Python ★ 5.9k updated 12d ago

Lark is a parsing toolkit for Python, built with a focus on ergonomics, performance and modularity.

Lark is a Python library that turns text into structured parse trees using formal grammars, so you can build parsers for programming languages, config formats, or custom mini-languages without writing the tree-building code yourself.

Pythonsetup: easycomplexity 2/5

Lark is a Python library for parsing text that follows a formal grammar. A parser is a program that reads structured input, such as a programming language, a configuration format, or a custom mini-language, and turns it into a structured tree your code can work with. Lark handles a wide class of grammars called context-free grammars, which covers virtually every programming language and many other structured text formats.

You define the rules of your language using a notation called EBNF, a standard way to describe grammars with patterns, repetitions, and alternatives. Once you provide a grammar, Lark reads it and builds a parser automatically. You do not need to write the tree-building code yourself: Lark produces an annotated parse tree from your input, ready to traverse or transform.
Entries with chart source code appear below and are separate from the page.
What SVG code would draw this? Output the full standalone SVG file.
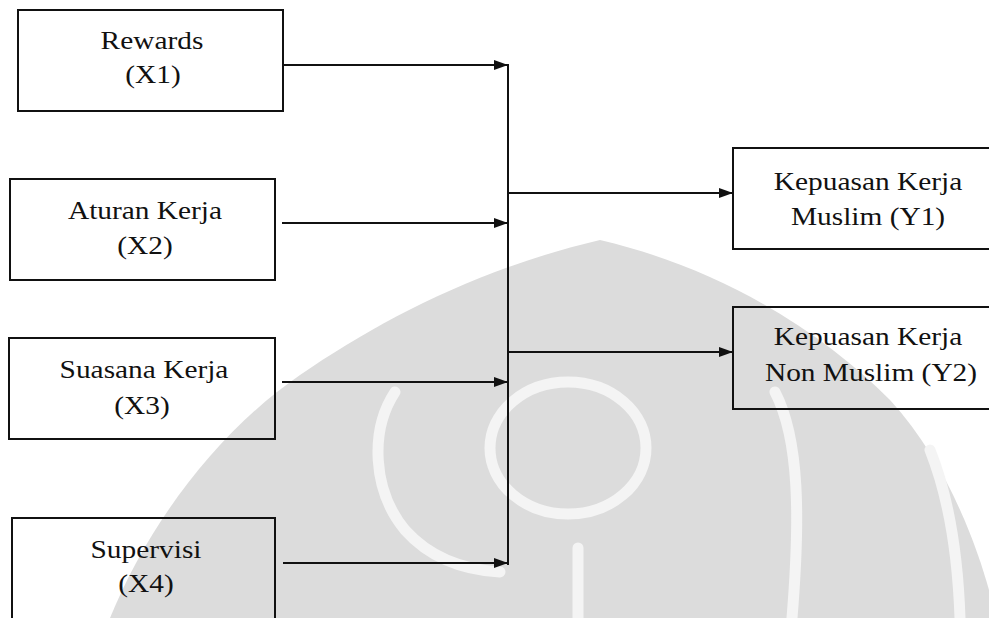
<svg xmlns="http://www.w3.org/2000/svg" width="989" height="618" viewBox="0 0 989 618">
  <style>
    .box { fill: none; stroke: #111; stroke-width: 2; }
    .lbl { font-family: "Liberation Serif", "Times New Roman", Times, serif; font-size: 26px; fill: #111; text-anchor: middle; }
    .conn { fill: none; stroke: #111; stroke-width: 2; }
    .wm-band { fill: none; stroke: #f4f4f4; stroke-width: 11; stroke-linecap: round; }
  </style>
  <defs>
    <marker id="arrow" viewBox="0 0 14 10" refX="14" refY="5" markerWidth="14" markerHeight="10" markerUnits="userSpaceOnUse" orient="auto">
      <path d="M0,0 L14,5 L0,10 Z" fill="#111"/>
    </marker>
  </defs>
  <rect width="989" height="618" fill="#fff"/>

  <g id="watermark">
    <path d="M 110,618 C 150,520 220,430 300,375 C 380,320 480,268 600,240 C 720,268 820,330 890,400 C 945,460 975,540 989,590 L 989,618 Z" fill="#dcdcdc"/>
    <path class="wm-band" d="M 395,392 C 370,430 372,490 405,530 C 430,558 465,570 500,572"/>
    <path class="wm-band" d="M 775,392 C 800,440 800,520 792,618"/>
    <ellipse class="wm-band" cx="568" cy="448" rx="78" ry="66"/>
    <path class="wm-band" d="M 578,548 L 578,618"/>
    <path class="wm-band" d="M 930,450 C 950,500 958,560 960,618" stroke-width="9"/>
  </g>

  <g id="connectors">
    <path class="conn" d="M 508,64 L 508,565"/>
    <path class="conn" d="M 283,65 L 508,65" marker-end="url(#arrow)"/>
    <path class="conn" d="M 282,223 L 508,223" marker-end="url(#arrow)"/>
    <path class="conn" d="M 282,382 L 508,382" marker-end="url(#arrow)"/>
    <path class="conn" d="M 283,563 L 508,563" marker-end="url(#arrow)"/>
    <path class="conn" d="M 508,193 L 733,193" marker-end="url(#arrow)"/>
    <path class="conn" d="M 508,352 L 733,352" marker-end="url(#arrow)"/>
  </g>

  <g id="x1">
    <rect class="box" x="18" y="10" width="265" height="101"/>
    <g transform="translate(152,0) scale(1.13,1)"><text class="lbl" x="0" y="49">Rewards</text></g>
    <g transform="translate(153,0) scale(1.13,1)"><text class="lbl" x="0" y="83">(X1)</text></g>
  </g>
  <g id="x2">
    <rect class="box" x="10" y="179" width="265" height="101"/>
    <g transform="translate(145,0) scale(1.13,1)"><text class="lbl" x="0" y="219">Aturan Kerja</text></g>
    <g transform="translate(145,0) scale(1.13,1)"><text class="lbl" x="0" y="254">(X2)</text></g>
  </g>
  <g id="x3">
    <rect class="box" x="9" y="338" width="266" height="101"/>
    <g transform="translate(144,0) scale(1.13,1)"><text class="lbl" x="0" y="378">Suasana Kerja</text></g>
    <g transform="translate(142,0) scale(1.13,1)"><text class="lbl" x="0" y="414">(X3)</text></g>
  </g>
  <g id="x4">
    <rect class="box" x="12" y="518" width="263" height="112"/>
    <g transform="translate(146,0) scale(1.13,1)"><text class="lbl" x="0" y="558">Supervisi</text></g>
    <g transform="translate(146,0) scale(1.13,1)"><text class="lbl" x="0" y="592">(X4)</text></g>
  </g>
  <g id="y1">
    <rect class="box" x="733" y="148" width="262" height="101"/>
    <g transform="translate(868,0) scale(1.13,1)"><text class="lbl" x="0" y="190">Kepuasan Kerja</text></g>
    <g transform="translate(868,0) scale(1.13,1)"><text class="lbl" x="0" y="225">Muslim (Y1)</text></g>
  </g>
  <g id="y2">
    <rect class="box" x="733" y="307" width="262" height="102"/>
    <g transform="translate(868,0) scale(1.13,1)"><text class="lbl" x="0" y="345">Kepuasan Kerja</text></g>
    <g transform="translate(871,0) scale(1.13,1)"><text class="lbl" x="0" y="381">Non Muslim (Y2)</text></g>
  </g>
</svg>
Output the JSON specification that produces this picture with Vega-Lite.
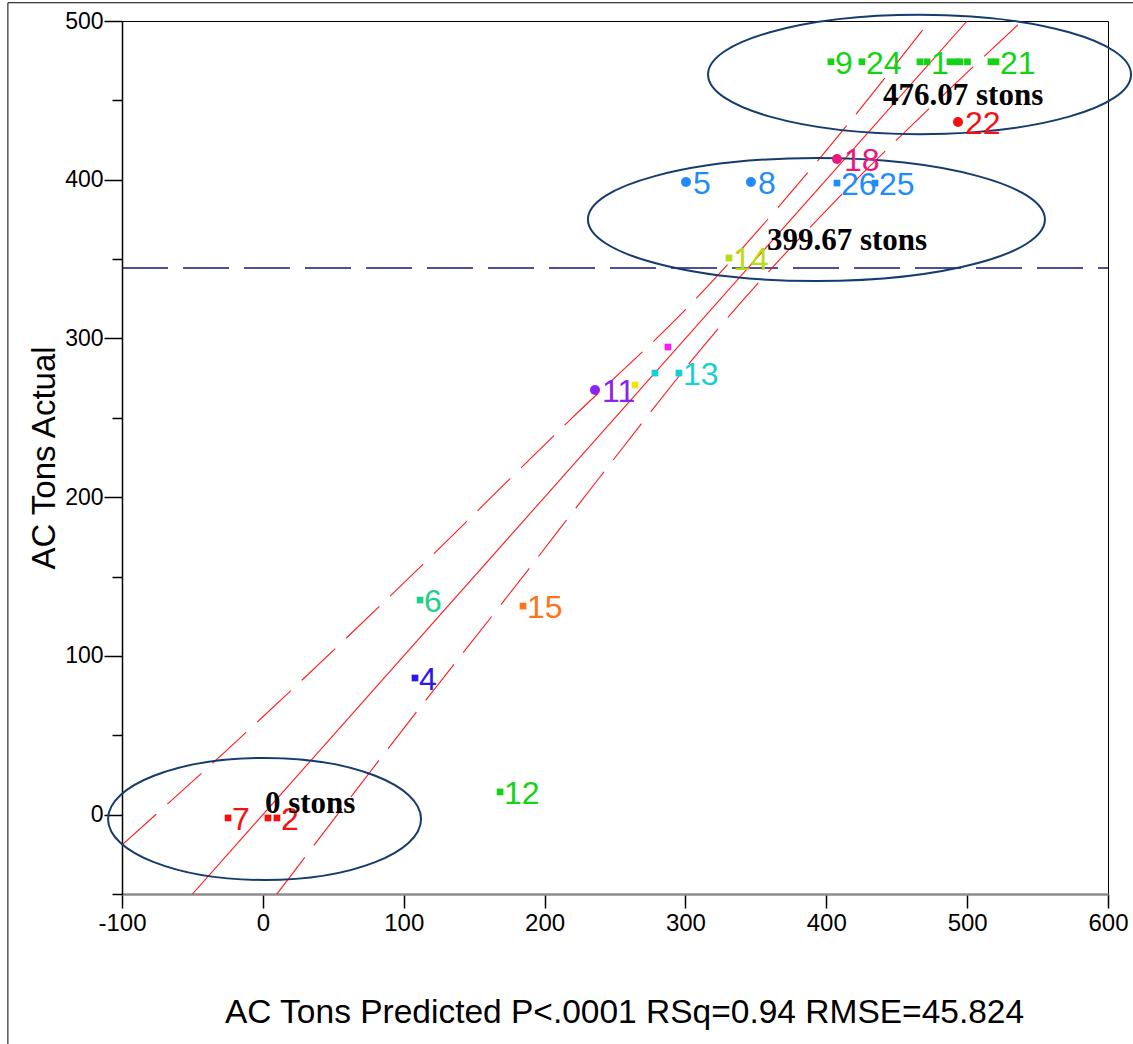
{
  "$schema": "https://vega.github.io/schema/vega-lite/v6.json",
  "width": 986,
  "height": 873,
  "autosize": "none",
  "padding": {"left": 122, "top": 21, "right": 25, "bottom": 150},
  "background": "white",
  "config": {
    "view": {"stroke": "#000000", "strokeWidth": 1},
    "font": "Liberation Sans",
    "axis": {"grid": false, "labelFont": "Liberation Sans", "titleFont": "Liberation Sans", "labelColor": "#000000", "titleColor": "#000000", "tickColor": "#000000", "titleFontWeight": "normal"}
  },
  "encoding": {
    "x": {
      "field": "x", "type": "quantitative",
      "scale": {"domain": [-100, 600], "nice": false, "zero": false},
      "axis": {
        "title": "AC Tons Predicted P<.0001 RSq=0.94 RMSE=45.824",
        "titleFontSize": 33.5, "titlePadding": 61, "titleX": 502,
        "values": [-100, 0, 100, 200, 300, 400, 500, 600],
        "labelExpr": "'' + datum.value",
        "labelFontSize": 24, "labelPadding": 3, "labelFlush": false, "labelOverlap": false,
        "tickSize": 14, "tickWidth": 1.5,
        "domainColor": "#8c8c8c", "domainWidth": 2.5
      }
    },
    "y": {
      "field": "y", "type": "quantitative",
      "scale": {"domain": [-50, 500], "nice": false, "zero": false},
      "axis": {
        "title": "AC Tons Actual",
        "titleFontSize": 33, "titlePadding": 3,
        "values": [-50, 0, 50, 100, 150, 200, 250, 300, 350, 400, 450, 500],
        "labelExpr": "datum.value % 100 === 0 ? '' + datum.value : ''",
        "labelFontSize": 23, "labelPadding": 1, "labelOverlap": false,
        "tickSize": {"condition": {"test": "datum.value % 100 === 0", "value": 18}, "value": 10},
        "tickWidth": 1.5,
        "domainColor": "#000000", "domainWidth": 1.5
      }
    },
    "color": {
      "field": "id", "type": "nominal", "legend": null,
      "scale": {
        "domain": ["9", "24", "u1", "1", "u2", "u3", "u4", "u5", "u6", "21", "22", "18", "5", "8", "26", "25", "14", "11", "u7", "u8", "u9", "13", "6", "15", "4", "12", "7", "u10", "2"],
        "range": ["#14d214", "#14d214", "#14d214", "#14d214", "#14d214", "#14d214", "#14d214", "#14d214", "#14d214", "#14d214", "#f51010", "#e8187e", "#1e8cff", "#1e8cff", "#1e8cff", "#1e8cff", "#b8dc10", "#8a22f2", "#f2e20e", "#14d0d0", "#f41cf4", "#14d0d0", "#1ed08c", "#ff7316", "#2a18f2", "#14d214", "#f51010", "#f51010", "#f51010"]
      }
    }
  },
  "layer": [
    {
      "data": {"values": [
        {"x": -181, "y": 511.5, "x2": -181, "y2": -170},
        {"x": -181, "y": 511.5, "x2": 640, "y2": 511.5}
      ]},
      "mark": {"type": "rule", "clip": false, "strokeWidth": 1},
      "encoding": {"x2": {"field": "x2"}, "y2": {"field": "y2"}, "color": {"value": "#000000"}}
    },
    {
      "data": {"values": [{"x": -100, "y": 344.4}, {"x": 600, "y": 344.4}]},
      "mark": {"type": "line", "strokeWidth": 1.3, "strokeDash": [46, 15], "clip": true},
      "encoding": {"color": {"value": "#14147a"}}
    },
    {
      "data": {"values": [{"x": -50, "y": -50}, {"x": 500, "y": 500}]},
      "mark": {"type": "line", "strokeWidth": 1.1, "clip": true},
      "encoding": {"color": {"value": "#ff1a1a"}}
    },
    {
      "data": {"values": [
        {"x": -100, "y": -19.1, "curve": "upper"},
        {"x": -25.5, "y": 40.7, "curve": "upper"},
        {"x": 103.0, "y": 148.5, "curve": "upper"},
        {"x": 218.0, "y": 248.6, "curve": "upper"},
        {"x": 301.8, "y": 319.8, "curve": "upper"},
        {"x": 388.4, "y": 406.1, "curve": "upper"},
        {"x": 473.5, "y": 500, "curve": "upper"},
        {"x": 10.0, "y": -50, "curve": "lower"},
        {"x": 88.1, "y": 40.7, "curve": "lower"},
        {"x": 188.2, "y": 154.1, "curve": "lower"},
        {"x": 239.3, "y": 212.7, "curve": "lower"},
        {"x": 322.4, "y": 305.3, "curve": "lower"},
        {"x": 411.9, "y": 391.6, "curve": "lower"},
        {"x": 475.7, "y": 447.1, "curve": "lower"},
        {"x": 539.0, "y": 500, "curve": "lower"}
      ]},
      "mark": {"type": "line", "strokeWidth": 1.1, "strokeDash": [46, 15], "interpolate": "monotone", "clip": true},
      "encoding": {"detail": {"field": "curve"}, "color": {"value": "#ff1a1a"}}
    },
    {
      "data": {"values": [{"x": 466.2, "y": 466.3}]},
      "mark": {"type": "point", "filled": false, "clip": false, "strokeWidth": 2, "opacity": 1, "size": 178929,
        "shape": "M -1 0 C -1 -0.1557 -0.5523 -0.282 0 -0.282 C 0.5523 -0.282 1 -0.1557 1 0 C 1 0.1557 0.5523 0.282 0 0.282 C -0.5523 0.282 -1 0.1557 -1 0 Z"},
      "encoding": {"color": {"value": "#143c6e"}}
    },
    {
      "data": {"values": [{"x": 393.0, "y": 374.9}]},
      "mark": {"type": "point", "filled": false, "clip": false, "strokeWidth": 2, "opacity": 1, "size": 208849,
        "shape": "M -1 0 C -1 -0.1487 -0.5523 -0.269 0 -0.269 C 0.5523 -0.269 1 -0.1487 1 0 C 1 0.1487 0.5523 0.269 0 0.269 C -0.5523 0.269 -1 0.1487 -1 0 Z"},
      "encoding": {"color": {"value": "#143c6e"}}
    },
    {
      "data": {"values": [{"x": 1.2, "y": -2.7}]},
      "mark": {"type": "point", "filled": false, "clip": false, "strokeWidth": 2, "opacity": 1, "size": 97969,
        "shape": "M -1 0 C -1 -0.2153 -0.5523 -0.39 0 -0.39 C 0.5523 -0.39 1 -0.2153 1 0 C 1 0.2153 0.5523 0.39 0 0.39 C -0.5523 0.39 -1 0.2153 -1 0 Z"},
      "encoding": {"color": {"value": "#143c6e"}}
    },
    {
      "data": {"name": "pts"},
      "transform": [{"filter": "datum.marker === 'circle'"}],
      "mark": {"type": "point", "shape": "circle", "filled": true, "opacity": 1, "size": 100}
    },
    {
      "data": {"name": "pts"},
      "transform": [{"filter": "datum.marker === 'square'"}],
      "mark": {"type": "point", "shape": "square", "filled": true, "opacity": 1, "size": 45}
    },
    {
      "data": {"name": "pts"},
      "transform": [{"filter": "datum.marker === 'circle'"}],
      "mark": {"type": "text", "align": "left", "baseline": "middle", "dx": 7, "dy": 2, "fontSize": 32, "font": "Liberation Sans"},
      "encoding": {"text": {"field": "label"}}
    },
    {
      "data": {"name": "pts"},
      "transform": [{"filter": "datum.marker === 'square'"}],
      "mark": {"type": "text", "align": "left", "baseline": "middle", "dx": 4, "dy": 2, "fontSize": 32, "font": "Liberation Sans"},
      "encoding": {"text": {"field": "label"}}
    },
    {
      "data": {"values": [
        {"x": 440.3, "y": 447.1, "note": "476.07 stons"},
        {"x": 357.9, "y": 355.7, "note": "399.67 stons"},
        {"x": 1.5, "y": 1.0, "note": "0 stons"}
      ]},
      "mark": {"type": "text", "align": "left", "baseline": "alphabetic", "fontSize": 31, "font": "Liberation Serif", "fontWeight": "bold"},
      "encoding": {"text": {"field": "note"}, "color": {"value": "#000000"}}
    }
  ],
  "datasets": {
    "pts": [
      {"x": 403.3, "y": 474.3, "id": "9", "label": "9", "marker": "square"},
      {"x": 425.3, "y": 474.3, "id": "24", "label": "24", "marker": "square"},
      {"x": 466.5, "y": 474.3, "id": "u1", "label": "", "marker": "square"},
      {"x": 471.5, "y": 474.3, "id": "1", "label": "1", "marker": "square"},
      {"x": 487.8, "y": 474.3, "id": "u2", "label": "", "marker": "square"},
      {"x": 492.1, "y": 474.3, "id": "u3", "label": "", "marker": "square"},
      {"x": 494.9, "y": 474.3, "id": "u4", "label": "", "marker": "square"},
      {"x": 500.2, "y": 474.3, "id": "u5", "label": "", "marker": "square"},
      {"x": 516.9, "y": 474.3, "id": "u6", "label": "", "marker": "square"},
      {"x": 520.5, "y": 474.3, "id": "21", "label": "21", "marker": "square"},
      {"x": 493.5, "y": 436.4, "id": "22", "label": "22", "marker": "circle"},
      {"x": 407.6, "y": 413.1, "id": "18", "label": "18", "marker": "circle"},
      {"x": 300.4, "y": 398.6, "id": "5", "label": "5", "marker": "circle"},
      {"x": 346.5, "y": 398.6, "id": "8", "label": "8", "marker": "circle"},
      {"x": 407.6, "y": 397.9, "id": "26", "label": "26", "marker": "square"},
      {"x": 434.6, "y": 397.9, "id": "25", "label": "25", "marker": "square"},
      {"x": 330.9, "y": 350.7, "id": "14", "label": "14", "marker": "square"},
      {"x": 235.8, "y": 267.5, "id": "11", "label": "11", "marker": "circle"},
      {"x": 264.2, "y": 270.7, "id": "u7", "label": "", "marker": "square"},
      {"x": 278.4, "y": 278.2, "id": "u8", "label": "", "marker": "square"},
      {"x": 287.6, "y": 294.6, "id": "u9", "label": "", "marker": "square"},
      {"x": 295.4, "y": 278.2, "id": "13", "label": "13", "marker": "square"},
      {"x": 111.6, "y": 135.2, "id": "6", "label": "6", "marker": "square"},
      {"x": 184.7, "y": 131.4, "id": "15", "label": "15", "marker": "square"},
      {"x": 108.0, "y": 86.1, "id": "4", "label": "4", "marker": "square"},
      {"x": 168.4, "y": 14.3, "id": "12", "label": "12", "marker": "square"},
      {"x": -24.7, "y": -2.1, "id": "7", "label": "7", "marker": "square"},
      {"x": 3.6, "y": -2.1, "id": "u10", "label": "", "marker": "square"},
      {"x": 10.0, "y": -2.1, "id": "2", "label": "2", "marker": "square"}
    ]
  }
}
Lark offers two main parsing strategies. Earley can handle any valid grammar, including ambiguous ones where a sentence can be interpreted multiple ways, and Lark will return all possible interpretations. LALR(1) is faster and more memory-efficient, suited for grammars that have no ambiguity; it can also generate a stand-alone parser file that does not depend on Lark at runtime. You pick the strategy that fits your speed and flexibility needs.

The library is pure Python with no external dependencies, so installation is a single pip command. It tracks line and column numbers automatically, which helps when you need to report errors to users. An interactive parser mode lets you step through parsing incrementally, useful for debugging or building editors with real-time feedback. Unicode is fully supported throughout.

Lark is used in several well-known Python projects, including Poetry for package management, Vyper for smart contract development, and the Hypothesis testing library. It supports syntax highlighting extensions for several popular editors, has a companion JavaScript port for LALR(1) grammars, and comes with a tutorial showing how to build a JSON parser from scratch.